A change of perspective
There’s a beautiful wooded trail near my house that I walk just about every day. I was recently listening to a podcast and was struck when the interviewer asked the interviewee what they planned to do “next.” For some reason, that word lodged itself into my brain and stayed. I kept walking and it became a near-mantra that day. With the pace of my stride, I thought, “next, next, next, next …”

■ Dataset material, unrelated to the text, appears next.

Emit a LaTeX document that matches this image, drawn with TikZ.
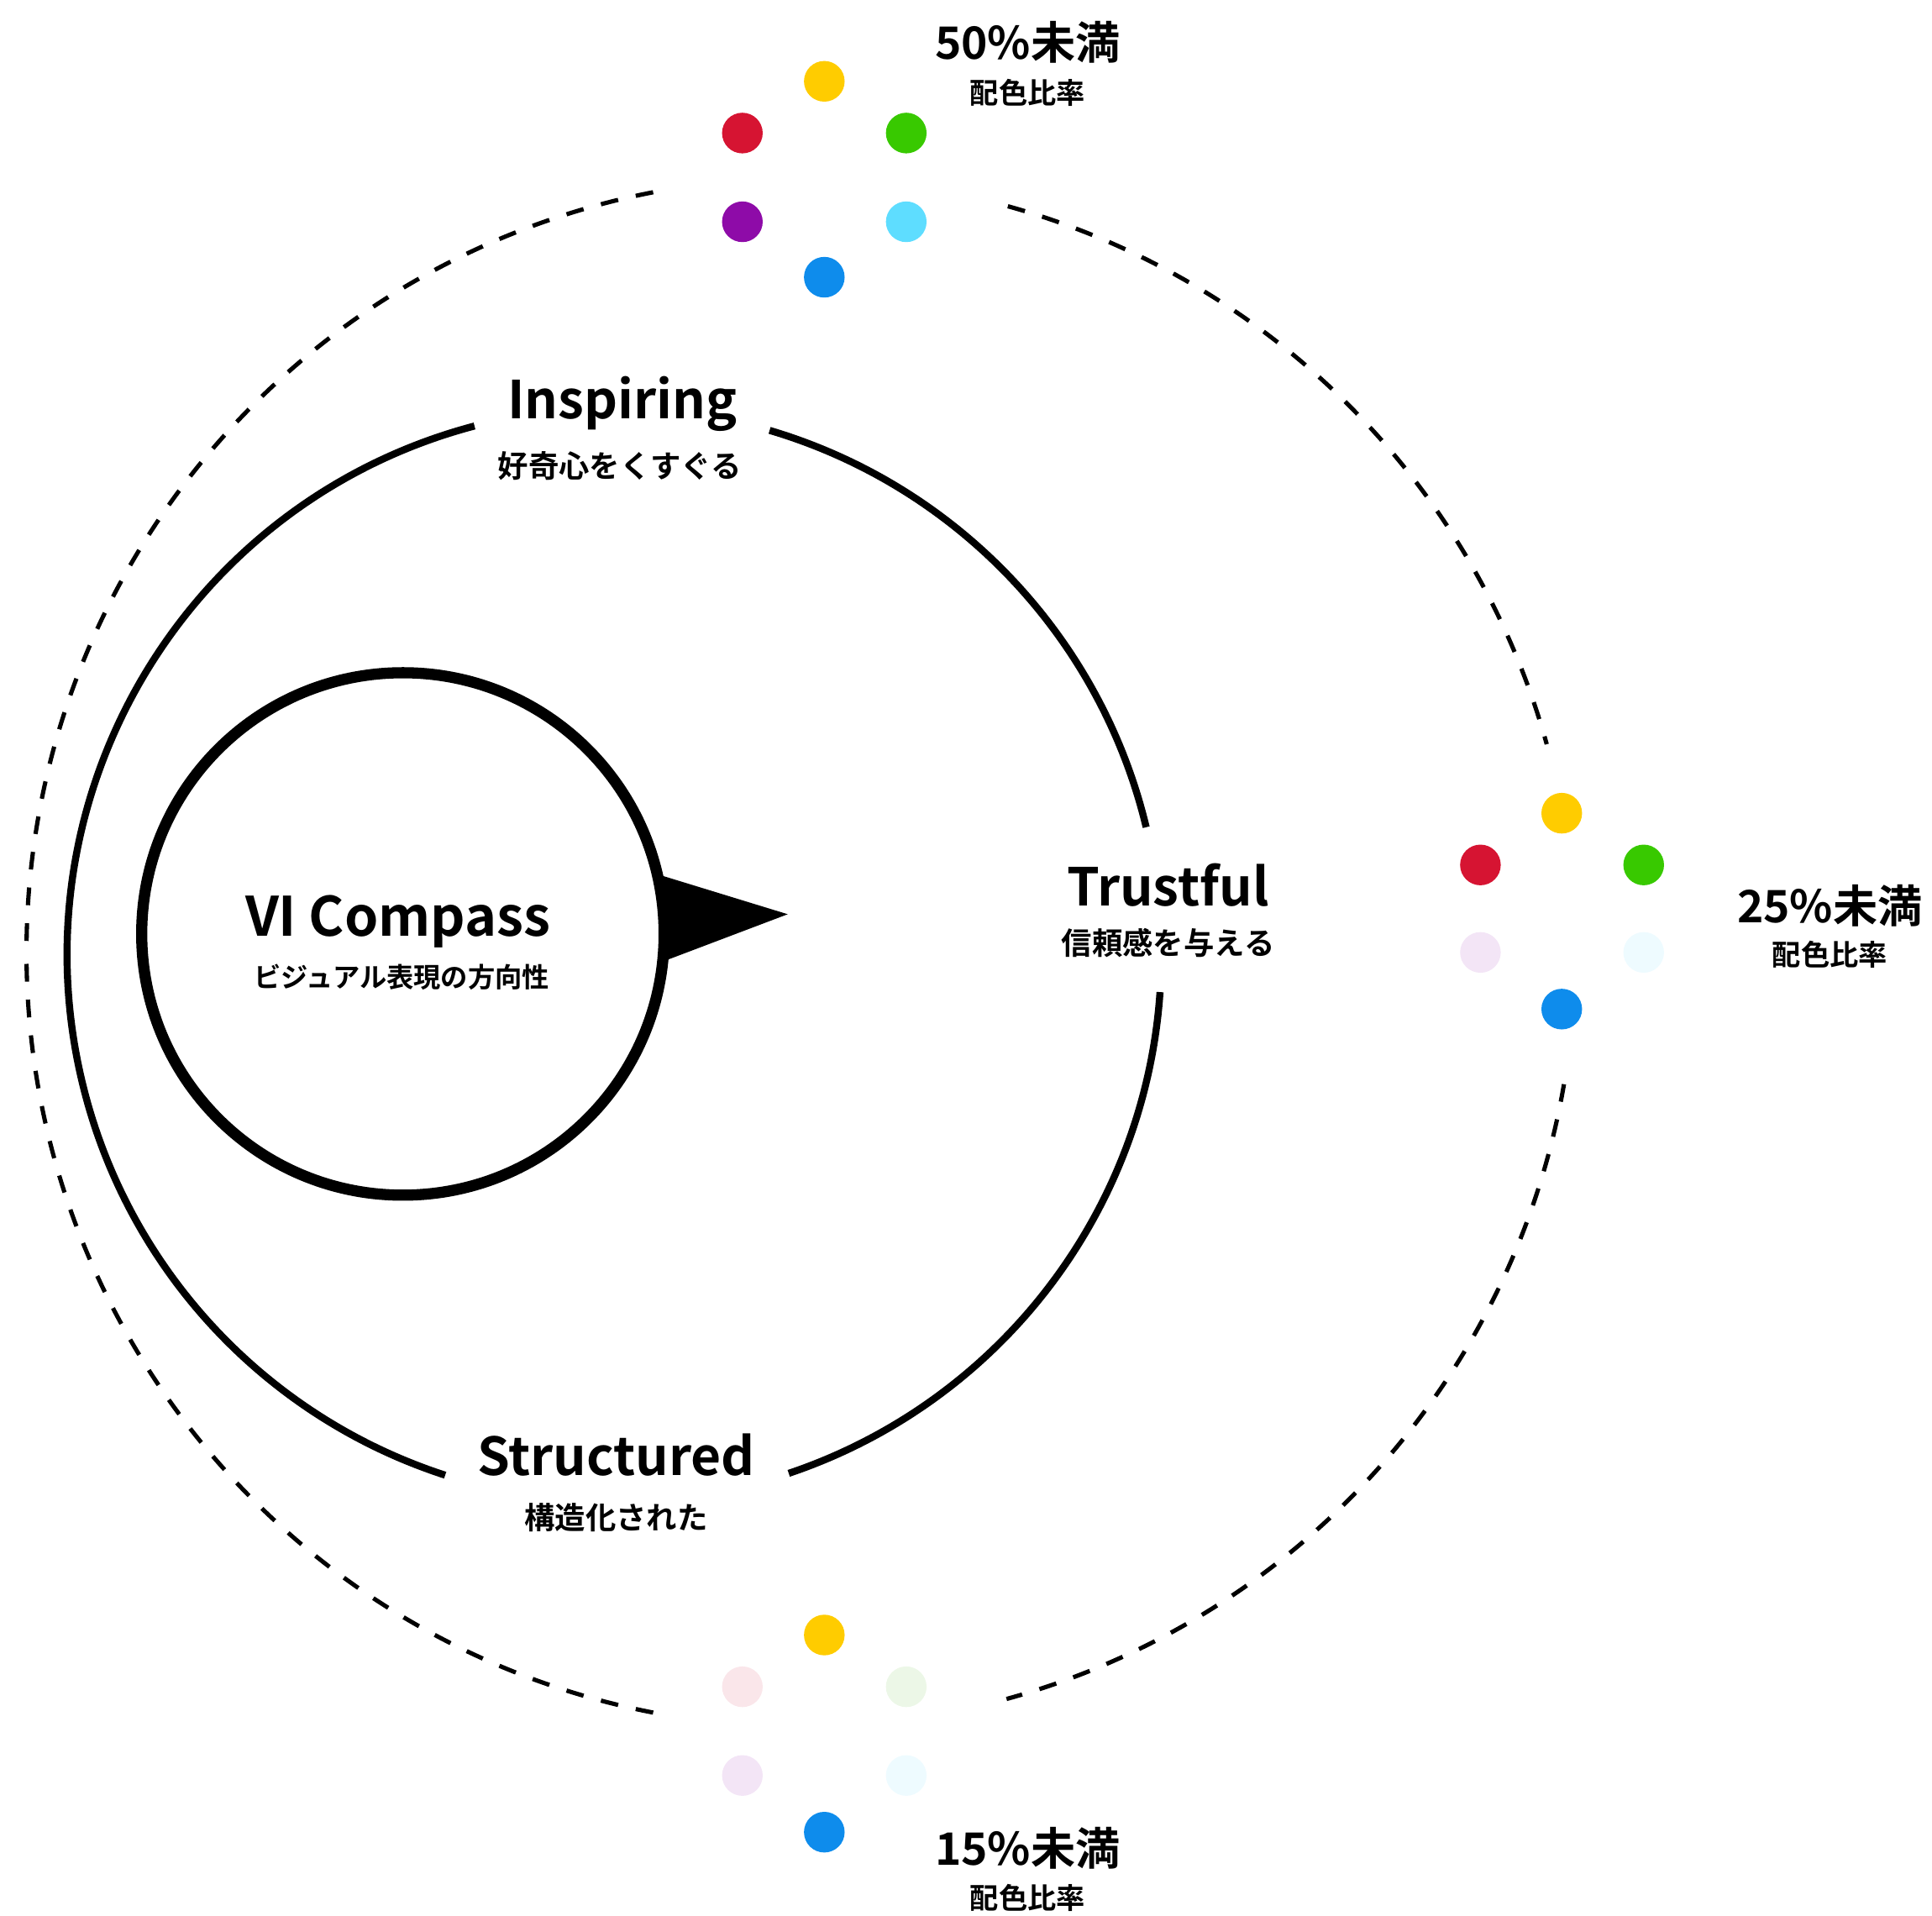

This little word somehow sparked in me a shift in mindset. Instead of focusing so much on what I should do for the rest of my life and worrying about the broad, distant questions, I have continued to repeat the word “next” to myself: what do I want to do next? What is the next best step for me? What next step will help keep me on the path that feels inherently right? What can I do next to help better myself?
What I focus on now
Instead of what is forever…just, what is next? I’m almost 30 and realize that I am still pretty young—with many years of my career still ahead of me. Instead of finding the “be all, end all” path, maybe it’s okay that I continue on a more circuitous route. It can cause anxiety, sure, but maybe there’s some fun in not knowing what is to come. Maybe the trick is to move away from the perceived stability of “forever” and focus on the excitement — instead of the anxiety — of the unknown. Maybe the point is to look forward, but just a step or two ahead — toward the next.